Role Transitions: Becoming a Parent

Moving through life involves shifting through different roles, taking on new ones and stepping out of old ones.

You are someone’s child, you may be a sibling, you may be an athlete, a musician, an artist, a tinkerer, someone who enjoys social media, someone who meditates. You were once a student, but you may no longer have this role. You very likely have the role of someone with a career. Each role brings with it a set of activities, goals, expectations, skills and other components. Who we are is very much a function of the roles that we have and how we enact them. One of the ways we evaluate ourselves is considering how well we fulfill our various roles. Most people have a higher sense of self esteem in some roles than in others.

Taking on any new role, or losing a familiar one, brings a personal crisis. Although it may be exciting and very welcome, role changes require us to reconstitute ourselves. Each role shift marks a point and opportunity of personal development. Our roles give meaning to our lives, and for the most part, our days involve moving through the activities and purposes of our many roles. Each role change, whether adding a role or dropping one, involves an adaptation.

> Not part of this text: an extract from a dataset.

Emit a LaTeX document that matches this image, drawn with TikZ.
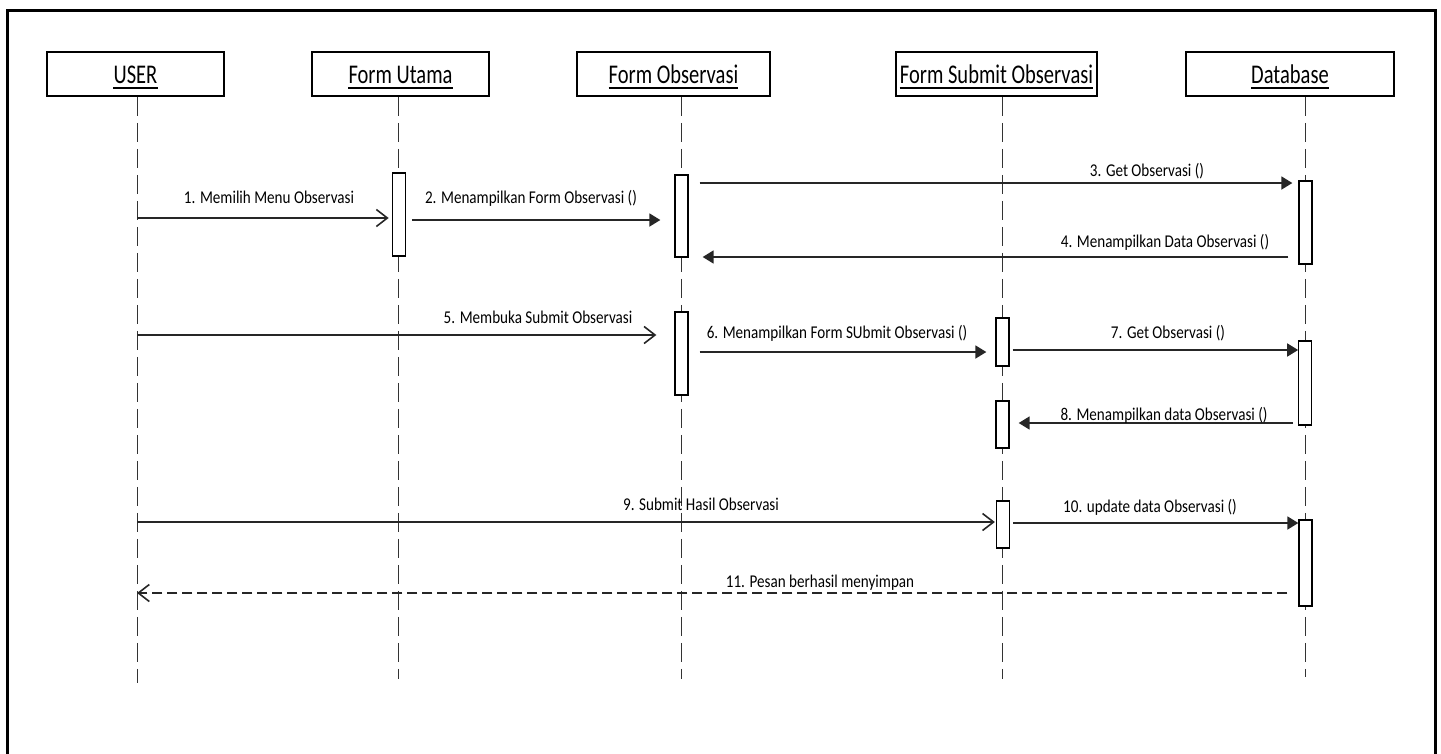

The role shift represented by becoming a parent is of course huge. Clearly it involves a change from being an independent adult, to becoming an adult with full-time responsibility for another very small person. For many people, it involves a shift from being a couple to being a couple with a baby, to eventually being a family. Becoming a first time parent includes both dropping a former role (being a couple or being an independent adult) as well as assuming an enormous new one.

The transition brings with it some changes that are not always obvious or easy. New parents who are familiar with infants and young children have learned and absorbed information about how infants behave and how to care for them. Regardless of previous experience, all parents grow into their new role with practice as they develop their skills and as they get to know both their infant and themselves.

New Ways of Evaluating Oneself

Becoming a parent, particularly becoming a mother, involves more than building new skills. It includes developing new ways for evaluating oneself as a mother, rather than as a working person, and requires different ways of structuring the environment and using time. Prior to parenthood, measures of self worth often center on effectiveness in the workforce. In these, there is high value in efficiency, multitasking, quick learning, eliminating unnecessary or redundant tasks, sticking with a timeline, and so on. All skills that are the antithesis of what is needed in caring for an infant. The first months of motherhood are a slow waltz. They require energy conservation, flexibility and learning to recognize and understand your infant. It inevitably means slowing down to an infant’s tempo for nursing, sleeping and being out in the world. It also means getting to know who you are now.

♥  Applying old forms of evaluation to the new role of parent can lead to a diminished sense of worth or a sense of being out of control.  These familiar forms of self-evaluation aren’t relevant.

The transition to new parenthood, particularly new motherhood, extends from biological changes due to hormonal shifts, to building a new sense of identity that includes new ways of valuing oneself.  It takes time.